Japan finishes world's largest fusion reactor Six stories high. 360 million degrees Fahrenheit
Futurism.com carries a report on the inauguration by Japan of the world's biggest experimental nuclear fusion reactor. Caliber.Az reprints the article.
Blowing Fusion
Japan has officially inaugurated the world's biggest experimental nuclear fusion reactor.
The reactor, dubbed JT-60SA, represents the latest testbed for a potentially transformative source of renewable energy harvested from atoms fusing together under immense pressure and incredibly high temperatures — without risking a nuclear meltdown.
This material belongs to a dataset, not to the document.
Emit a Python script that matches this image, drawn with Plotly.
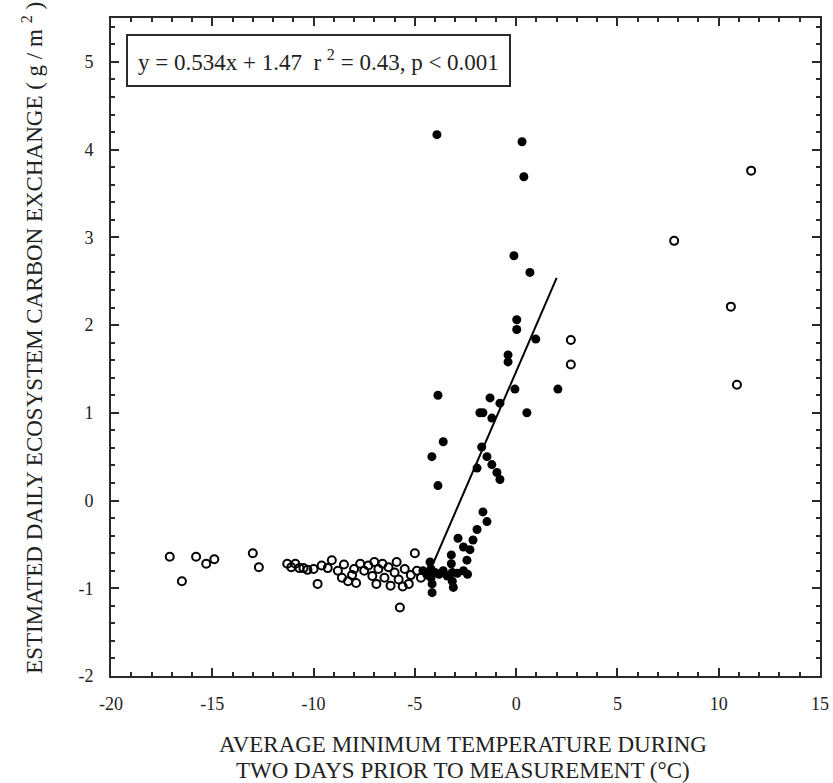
import plotly.graph_objects as go

# ---- data ----
open_x = [-17.1, -16.5, -15.8, -15.3, -14.9, -13.0, -12.7,
          -11.3, -11.1, -10.9, -10.7, -10.5, -10.3, -10.0, -9.8, -9.6, -9.3, -9.1,
          -8.8, -8.6, -8.5, -8.3, -8.1, -8.0, -7.9, -7.7, -7.5, -7.3, -7.1, -7.0,
          -6.9, -6.8, -6.6, -6.5, -6.3, -6.2, -6.0, -5.9, -5.8, -5.74, -5.6, -5.5,
          -5.3, -5.2, -5.0, -4.9, -4.7,
          2.7, 2.7, 7.8, 10.6, 10.9, 11.6]
open_y = [-0.64, -0.92, -0.64, -0.72, -0.67, -0.60, -0.76,
          -0.72, -0.76, -0.72, -0.77, -0.77, -0.79, -0.78, -0.95, -0.74, -0.77, -0.68,
          -0.80, -0.88, -0.73, -0.92, -0.85, -0.78, -0.94, -0.72, -0.80, -0.74, -0.86, -0.70,
          -0.95, -0.78, -0.72, -0.88, -0.76, -0.97, -0.82, -0.70, -0.90, -1.22, -0.98, -0.78,
          -0.95, -0.85, -0.60, -0.80, -0.88,
          1.83, 1.55, 2.96, 2.21, 1.32, 3.76]

filled_x = [-4.6, -4.4, -4.25, -4.2, -4.2, -4.15, -4.15, -4.0, -3.8, -3.6, -3.4,
            -3.2, -3.2, -3.15, -3.15, -3.1, -2.9, -2.6, -2.4,
            -2.87, -2.6, -2.43, -2.28, -2.13, -1.93, -1.64, -1.44,
            -4.16, -3.86, -3.6, -3.86,
            -1.93, -1.7, -1.44, -1.2, -0.95, -0.8,
            -1.79, -1.64, -1.29, -1.2, -0.8,
            -0.4, -0.4, -0.06, 0.03, 0.03, 0.53, 0.97, 2.06,
            -0.11, 0.68, 0.29, 0.38, -3.91]
filled_y = [-0.80, -0.85, -0.70, -0.78, -0.88, -0.95, -1.05, -0.82, -0.84, -0.80, -0.86,
            -0.62, -0.72, -0.82, -0.92, -0.99, -0.83, -0.80, -0.84,
            -0.43, -0.53, -0.68, -0.56, -0.45, -0.33, -0.13, -0.24,
            0.50, 0.17, 0.67, 1.20,
            0.37, 0.61, 0.50, 0.41, 0.32, 0.24,
            1.00, 1.00, 1.17, 0.94, 1.11,
            1.66, 1.58, 1.27, 2.06, 1.95, 1.00, 1.84, 1.27,
            2.79, 2.60, 4.09, 3.69, 4.17]

fit_slope = 0.534
fit_intercept = 1.47
fit_x_range = [-4.1, 2.0]
fit_y = [fit_slope * v + fit_intercept for v in fit_x_range]

x_ticks = [-20, -15, -10, -5, 0, 5, 10, 15]
y_ticks = [-2, -1, 0, 1, 2, 3, 4, 5]
x_ticktext = [str(v) for v in x_ticks]
y_ticktext = [str(v) for v in y_ticks]

FONT = "Liberation Serif"
AX = "#2a2a2a"

fig = go.Figure()
fig.add_trace(go.Scatter(x=open_x, y=open_y, mode="markers",
                         marker=dict(symbol="circle-open", size=8, color="black",
                                     line=dict(width=2, color="black")),
                         showlegend=False))
fig.add_trace(go.Scatter(x=filled_x, y=filled_y, mode="markers",
                         marker=dict(symbol="circle", size=9, color="black"),
                         showlegend=False))
fig.add_trace(go.Scatter(x=fit_x_range, y=fit_y, mode="lines",
                         line=dict(color="black", width=2), showlegend=False))

axis_common = dict(showline=True, linecolor=AX, linewidth=2, mirror="ticks",
                   ticks="inside", ticklen=8, tickwidth=2, tickcolor=AX,
                   showgrid=False, zeroline=False, automargin=False,
                   tickfont=dict(family=FONT, size=18, color="#222"))

fig.update_xaxes(range=[-20, 15], tickvals=x_ticks, ticktext=x_ticktext,
                 ticklabelstandoff=10,
                 minor=dict(dtick=1, ticks="inside", ticklen=4, tickwidth=2, tickcolor=AX),
                 **axis_common)
fig.update_yaxes(range=[-2, 5.5], tickvals=y_ticks, ticktext=y_ticktext,
                 ticklabelstandoff=12,
                 minor=dict(dtick=0.2, ticks="inside", ticklen=4, tickwidth=2, tickcolor=AX),
                 **axis_common)

fig.add_annotation(xref="paper", yref="paper", x=0.021, y=0.9757,
                   xanchor="left", yanchor="top", showarrow=False,
                   text="y = 0.534x + 1.47  r <sup>2</sup> = 0.43, p &lt; 0.001",
                   font=dict(family=FONT, size=23, color="#222"),
                   bordercolor=AX, borderwidth=2, borderpad=10, bgcolor="white")

fig.add_annotation(xref="paper", yref="paper", x=-0.11, y=0.514,
                   xanchor="center", yanchor="middle", textangle=-90, showarrow=False,
                   text="ESTIMATED DAILY ECOSYSTEM CARBON EXCHANGE ( g / m <sup>2</sup> )",
                   font=dict(family=FONT, size=23, color="#222"))

fig.add_annotation(xref="paper", yref="paper", x=0.496, y=-0.1034,
                   xanchor="center", yanchor="middle", showarrow=False,
                   text="AVERAGE MINIMUM TEMPERATURE DURING",
                   font=dict(family=FONT, size=23, color="#222"))
fig.add_annotation(xref="paper", yref="paper", x=0.496, y=-0.1429,
                   xanchor="center", yanchor="middle", showarrow=False,
                   text="TWO DAYS PRIOR TO MEASUREMENT (°C)",
                   font=dict(family=FONT, size=23, color="#222"))

fig.update_layout(width=833, height=783,
                  margin=dict(l=111, r=13, t=18, b=107),
                  plot_bgcolor="white", paper_bgcolor="white")

fig.write_html("out.html")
But despite almost a century of fusion research, we've only been able to make small, incremental steps towards achieving the "holy grail" of producing a meaningful amount of net positive energy. Whether this grand new facility will make any strides toward a practical solution is anyone's guess.
Smash of Clans
Japan's latest reactor is six stories high and can heat plasma to a blistering 360 million degrees Fahrenheit inside its donut-shaped "tokamak" chamber. It's meant to lay the groundwork for the even larger International Thermonuclear Experimental Reactor (ITER), which is currently being constructed in France.
As Agence France-Presse reports, ITER is already well over budget and technical problems are delaying its development significantly.
Despite these setbacks, scientists are eager to give the JT-60SA reactor, a Japan-European Union collaboration, a whirl.
"It's the result of a collaboration between more than 500 scientists and engineers and more than 70 companies throughout Europe and Japan," said Sam Davis, deputy project leader for the JT-60SA, during the inauguration last week.
Despite plenty of disappointing results and setbacks over the years, it's an exciting time for fusion energy. The inauguration comes after researchers at the Lawrence Livermore National Laboratory claimed to have produced a net energy gain using the "world's largest and highest energy laser system," a fusion reactor that works very differently from both ITER and JT-60SA.
In August, the team claimed it had achieved the feat for a second time. However, the jury is still out on whether these experiments actually represent a major breakthrough, as the results have yet to be thoroughly vetted by outside experts.
Whether JT-60SA, or its much larger sibling, will finally be able to demonstrate that fusing atoms can represent a sea change in our efforts to power the world with renewable energy remains to be seen as well.